A 46.0 kg man stands on a spring scale in an elevator. Starting from rest, the elevator ascends, attaining its maximum speed of 1.85 m/s in 1.07 s. It travels with this constant speed for the next 6.80 s. The elevator then slows down (undergoes a uniform acceleration in the negative y direction) for 1.95 s and comes to rest. What is the acceleration of the man while the elevator is slowing down on its way upwards? Answer in units of m/s2 and use the upward direction as positive
To find the acceleration of the man while the elevator is slowing down, we can use the equation for acceleration:
acceleration = (final velocity - initial velocity) / time
First, let's determine the initial velocity of the elevator when it starts slowing down. We know that it has been moving upwards with a constant speed of 1.85 m/s for 6.80 seconds. So, the initial velocity of the elevator is 1.85 m/s.

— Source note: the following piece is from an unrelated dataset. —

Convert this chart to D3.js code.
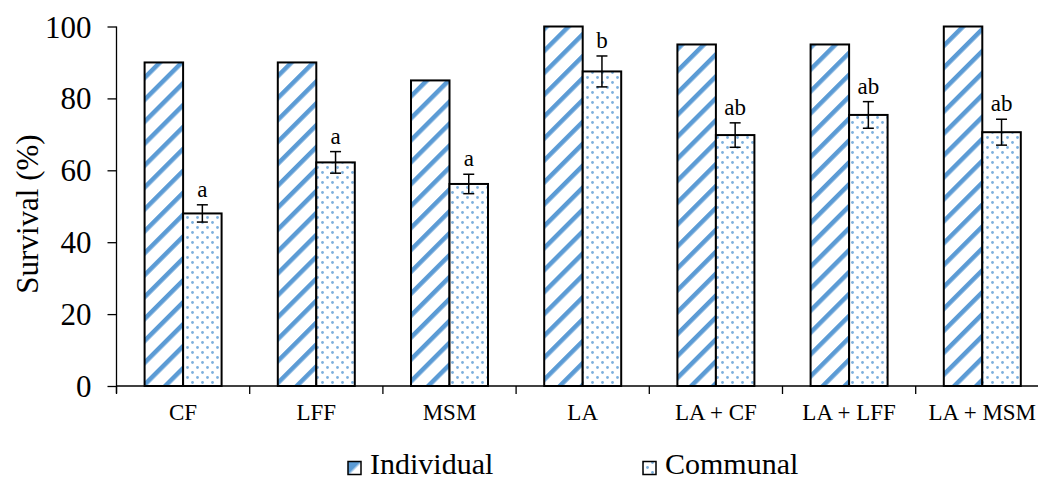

The final velocity of the elevator is 0 m/s since it comes to rest.
The time it takes for the elevator to slow down is given as 1.95 seconds.
Now we can calculate the acceleration:
acceleration = (0 - 1.85) / 1.95
Simplifying this, we have:
acceleration = -1.85 / 1.95
Evaluating this expression, we find:
acceleration ≈ -0.948 m/s² (rounded to three decimal places)
Since we're using the upward direction as positive, the negative sign indicates that the acceleration of the man is in the opposite direction to the motion of the elevator (downward). Therefore, the acceleration of the man while the elevator is slowing down is approximately -0.948 m/s².